JIM LEHRER: Have we ever taken a preemptory strike against another country without them first attacking us?
RUMSFELD: If you think about it, we have no choice. A terrorist can attack at any time, at any place, using a range of techniques... You can only stop it by taking the battles to the terrorists where they are, and going after them.
Lehrer’s question was about a preemptory strike against a nation, but Rumsfeld answers by discussing tactics against terrorists. Once again, a Bush official shifts the discussion from one issue to another, thereby blurring the distinction in the mind of the listener.

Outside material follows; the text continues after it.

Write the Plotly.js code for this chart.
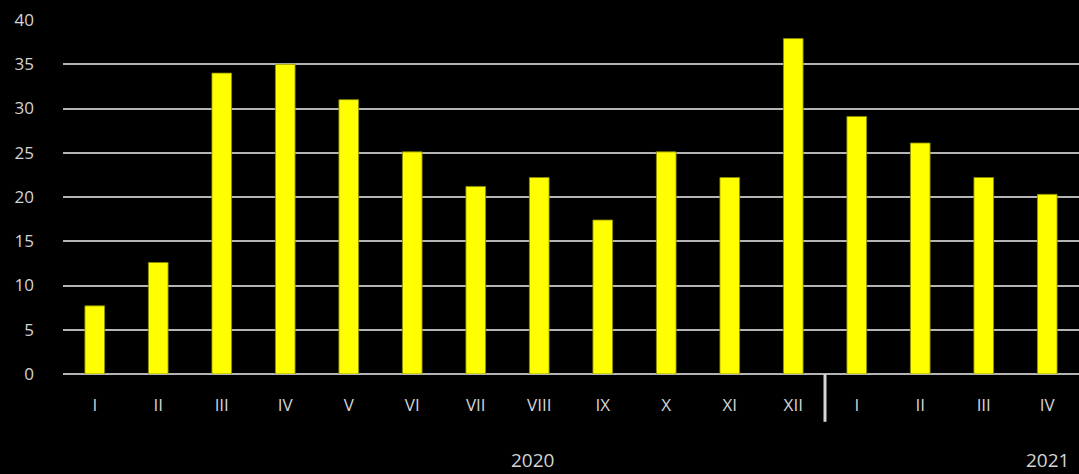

CHENEY: ...Confronting the threat posed by Iraq is not a distraction from the war on terror. It is absolutely crucial to winning the war on terror.
BUSH: It’s a man who has got connections with al-Qaeda. Imagine a terrorist network with Iraq as an arsenal and as a training ground. So that a Saddam Hussein could use his shadowy group of people to attack his enemy and leave no fingerprint behind.
BUSH: The people of the United States and our friends and allies will not live at the mercy of an outlaw regime that threatens the peace with weapons of mass murder. We will meet that threat now, with our Army, Air Force, Navy, Coast Guard and Marines, so that we do not have to meet it later with armies of fire fighters and police and doctors on the streets of our cities.
On March 19, 2003, when Bush announces the invasion of Iraq, he once again connects the U.S. efforts in Iraq to the 9/11 terrorist theme. Without directly linking Iraq to 9/11, he states that it is necessary to attack Iraq now in order to prevent a catastrophic terrorist attack on American soil in the future.
From a speech by President Bush on May 1, 2003, 6 weeks after the start of the war:
BUSH: Major combat operations in Iraq have ended. In the battle of Iraq, the United States and our allies have prevailed...
The liberation of Iraq is a crucial advance in the campaign against terror. We've removed an ally of al Qaeda...
Our mission continues. Al Qaeda is wounded, not destroyed.